International bond portfolios: to hedge or not to hedge?
Μητρόπουλος, Ιωάννης Ν.
This thesis, as the title suggests is motivated by the fact that the hedging decision is a rather controversial matter, which cannot get a clear answer. Yet, the decision" To Hedge or not to Hedge?" is very important to thousands of investors and asset managers. With the thesis and the attendant empirical work, we shall try to shed some light on aspects of the extensive debate in the existing literature. The hedging motivation differs from investor to investor across the world. In the literature it has been almost exclusively analyzed from the perspective of the US investor. This study also analyzes it from the perspective of the European investor and the Japanese investor. The decision to hedge or not to hedge has grown in significance lately as the international capital has progressively become more mobile. Because of eliminations of the government's prohibitory the motivation for an international investment is being more and more strong.

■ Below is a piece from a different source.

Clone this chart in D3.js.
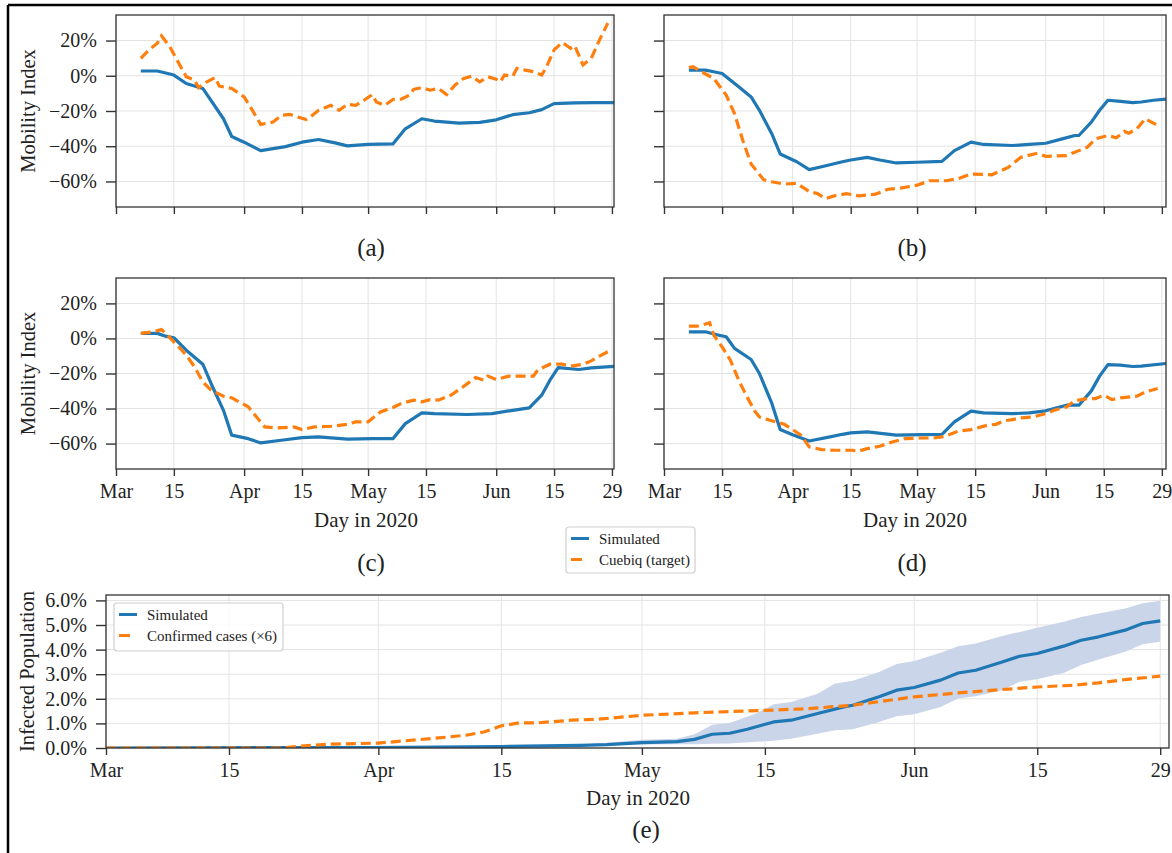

As a result, investors are exposed not only to the interest rate risk but to foreign exchange risk as well. The latter, additionally, appears to be more pronounced compared to the former. Hedging exchange rate risk is easier said than done. This has to do with the many aspects of the decision. Namely, should we make full or partial hedging? Is there any optimal hedge ratio? Should we face hedging as a passive strategy or an active one? Should we buy a particular foreign asset from a particular country or we must diversity in several countries? Or finally' should we hedge at all?